In rapid concession, any delusions about the transparency of the government were shattered. In June of 1971, reporter Daniel Ellsberg released the “Pentagon Papers” to the nation on the front page of the New York Times. In June of 1972, Albert Lewis published an article titled ‘5 Held in Plot to Bug Democrats’ Office Here’ for the Washington Post, propelling the Post into a two year-long investigation into the administration of Nixon, ending with the revelation of Nixon’s involvement in the Watergate Scandal and his secret recordings of the White House. 

Thus, with the resignation of Nixon, a culture of American cynicism was born. No longer was the government a trusted institution with the best interests of its citizens at heart, but a corrupt facade to hide morally questionable procedures. The innocence of a nation, shattered.

So, what? Is it a bad thing to cautiously guard our once easy trust? Is it bad that only 17% of Americans believe they can trust the government to do what’s right, as opposed to 77% in the ‘60s under John F. Kennedy? Maybe not. Maybe it’s good that we’re protecting ourselves from another shock like Richard Nixon. Maybe it’s good that we’re willing to speak out against corruption and against the people leading our country. After all, shouldn’t we want our politicians to be serving in the best interests of America?

And yet, in the 2016 election, our two candidates for president were among the most distrusted people in the U.S. We saw them as liars, as unethical and as absolutely deceptive. Our current president has been under investigation for the majority of his term. The public, as voters, have a duty to elect to the presidency the best possible candidates, but in 2016, our lack of faith in democracy led us to put too little stock into the race. Our negative perceptions of the government have lowered our standards for politicians. While it’s true that nobody can be 100 percent squeaky clean, we’ve come to expect dirty politicians who twist the system to their own gain. But that’s not what we should be accustomed to. Nobody would want their surgeon digging around with black market tools and used gloves, so why are we okay with politicians that dig around our country with misguided intentions? 
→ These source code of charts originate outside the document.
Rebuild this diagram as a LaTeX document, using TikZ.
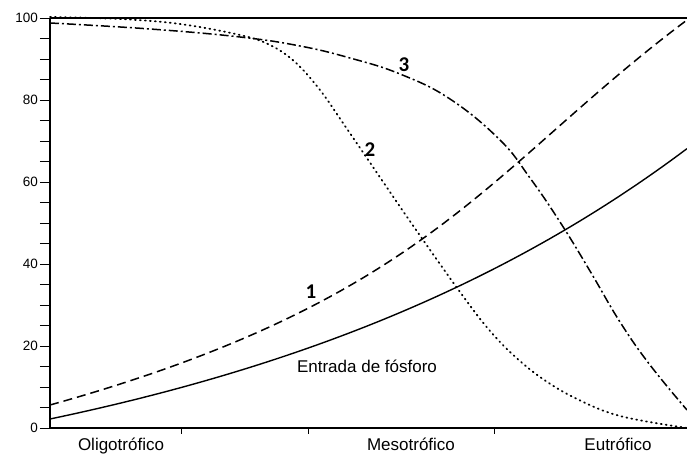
\documentclass[tikz,border=0pt]{standalone}
\usepackage{fontspec}
\setmainfont{Liberation Sans}
\newfontfamily\numfont{Carlito}
\begin{document}
\begin{tikzpicture}[x=1pt,y=1pt,
  curve/.style={line width=1.4pt},
  dashcurve/.style={line width=1.5pt, dash pattern=on 9pt off 5pt},
  dotcurve/.style={line width=1.8pt, line cap=round, dash pattern=on 0.9pt off 4.1pt},
  dashdotcurve/.style={line width=1.5pt, dash pattern=on 9pt off 3pt on 2pt off 3pt},
  axislabel/.style={font=\fontsize{17}{20}\selectfont},
  classlabel/.style={font=\fontsize{17}{20}\selectfont, anchor=base},
  ticklabel/.style={font=\fontsize{13.5}{16}\selectfont, anchor=east, inner sep=1pt},
  curvenum/.style={font=\numfont\bfseries\fontsize{21}{24}\selectfont}]
\useasboundingbox (-50,-37) rectangle (637,428);

% curve 2 (dotted)
\draw [dotcurve] plot [smooth, tension=.6] coordinates {(0,411) (70,409) (130,404) (190,393) (220,383) (245,366) (270,338) (295,302) (325,258) (355,214) (385,171) (410,136) (435,103) (460,76) (490,51) (525,30) (570,12) (637,0)} ;
% curve 3 (dash-dot)
\draw [dashdotcurve] plot [smooth, tension=.7] coordinates {(0,405) (100,399) (190,391) (250,382) (300,370) (350,354) (400,329) (450,288) (480,250) (510,206) (540,157) (570,106) (600,63) (637,18)} ;
% curve 1 (dashed)
\draw [dashcurve] (0,23) .. controls (380,129) and (437,258) .. (637,408) ;
% entrada de fosforo (solid)
\draw [curve] plot [domain=0:637, samples=80] (\x, {105*(exp(\x/500)-1)+9}) ;

% axes
\draw [line width=1.6pt] (0,410) -- (0,0) -- (637,0) ;
\draw [line width=1.8pt] (0,410) -- (637,410) ;
\foreach \v in {0,5,...,100}
  \draw [line width=.9pt] (-10,\v*4.1) -- (0,\v*4.1) ;
\foreach \v in {0,20,...,100}
  \node [ticklabel] (y\v) at (-11,\v*4.1) {\v} ;
\foreach \x in {131,258,444}
  \draw [line width=.9pt] (\x,0) -- (\x,-6) ;

\node [classlabel] (oligo) at (71,-23) {Oligotrófico} ;
\node [classlabel] (meso) at (361,-23) {Mesotrófico} ;
\node [classlabel] (eutro) at (568,-23) {Eutrófico} ;
\node [axislabel] (fosforo) at (317,62) {Entrada de fósforo} ;

\node [curvenum] (n1) at (261,136) {1} ;
\node [curvenum] (n2) at (320,278) {2} ;
\node [curvenum] (n3) at (354,363) {3} ;

\end{tikzpicture}
\end{document}
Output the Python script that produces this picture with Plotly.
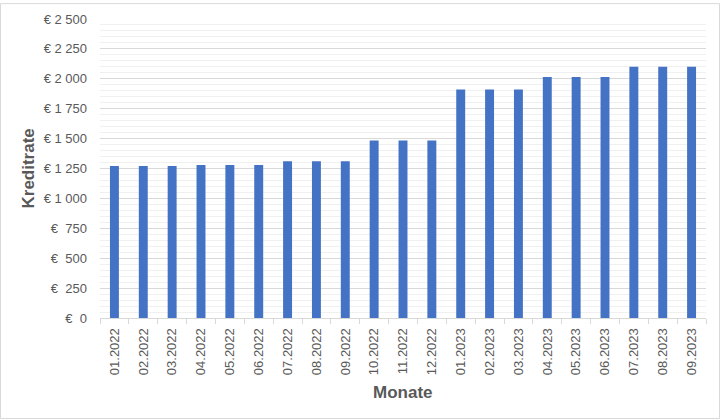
import plotly.graph_objects as go

months = ["01.2022", "02.2022", "03.2022", "04.2022", "05.2022", "06.2022",
          "07.2022", "08.2022", "09.2022", "10.2022", "11.2022", "12.2022",
          "01.2023", "02.2023", "03.2023", "04.2023", "05.2023", "06.2023",
          "07.2023", "08.2023", "09.2023"]
rates = [1270, 1270, 1270, 1280, 1280, 1280, 1310, 1310, 1310,
         1485, 1485, 1485, 1910, 1910, 1910, 2015, 2015, 2015,
         2100, 2100, 2100]
y_ticks = [0, 250, 500, 750, 1000, 1250, 1500, 1750, 2000, 2250, 2500]
y_tick_labels = ["€\u00a0 0", "€\u00a0 250", "€\u00a0 500", "€\u00a0 750",
                 "€ 1\u00a0000", "€ 1\u00a0250", "€ 1\u00a0500", "€ 1\u00a0750",
                 "€ 2\u00a0000", "€ 2\u00a0250", "€ 2\u00a0500"]

FONT = "Liberation Sans, Arial, sans-serif"
GREY = "#595959"

fig = go.Figure(go.Bar(x=months, y=rates, marker=dict(color="#4472C4", line=dict(width=0))))

W, H = 720, 420
L, R, T, B = 100, 14, 16, 102
pw, ph = W - L - R, H - T - B

fig.update_layout(
    width=W, height=H,
    margin=dict(l=L, r=R, t=T, b=B, pad=0),
    paper_bgcolor="white", plot_bgcolor="white",
    bargap=0.69,
    showlegend=False,
    font=dict(family=FONT, size=13, color=GREY),
    xaxis=dict(
        type="category",
        tickangle=-90,
        ticks="outside", tickson="boundaries", ticklen=5, tickcolor="#d9d9d9",
        showline=True, linecolor="#d9d9d9", linewidth=1,
        showgrid=False,
        ticklabelstandoff=4,
        tickfont=dict(family=FONT, size=13, color=GREY),
    ),
    yaxis=dict(
        range=[0, 2500],
        tickvals=y_ticks, ticktext=y_tick_labels,
        showgrid=True, gridcolor="#d9d9d9", gridwidth=1,
        zeroline=False, showline=False, ticks="",
        ticklabelstandoff=12,
        minor=dict(dtick=50, showgrid=True, gridcolor="#f0f0f0", gridwidth=1),
        tickfont=dict(family=FONT, size=13, color=GREY),
    ),
    annotations=[
        dict(text="<b>Kreditrate</b>", xref="paper", yref="paper",
             x=(28 - L) / pw, y=(H - B - 167) / ph, xanchor="center", yanchor="middle",
             textangle=-90, showarrow=False, font=dict(family=FONT, size=17, color=GREY)),
        dict(text="<b>Monate</b>", xref="paper", yref="paper",
             x=(403 - L) / pw, y=(H - B - 393) / ph, xanchor="center", yanchor="middle",
             showarrow=False, font=dict(family=FONT, size=17, color=GREY)),
    ],
    shapes=[
        dict(type="rect", xref="paper", yref="paper",
             x0=(0.5 - L) / pw, x1=(W - 0.5 - L) / pw,
             y0=(H - B - (H - 0.5)) / ph, y1=(H - B - 0.5) / ph,
             line=dict(color="#d9d9d9", width=1), fillcolor="rgba(0,0,0,0)", layer="above"),
    ],
)

fig.write_html("out.html",
               config={"displayModeBar": False},
               post_script="document.body.style.margin='0px';document.body.style.overflow='hidden';")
The year is 2019. With the approach of this new decade, I think it might be time for us to change our mindsets and let go of some of our cynicism. So, our government is corrupt. But we’re not going to fix that by sitting around and complaining about it. If we want a government that we can trust, we have to put some stock into electing candidates that might actually make a difference, and that means we have to raise our standards for politicians and give some credence to people who really do care. If we’re trying to avoid another Nixon, here, we should not be electing people more crooked than he.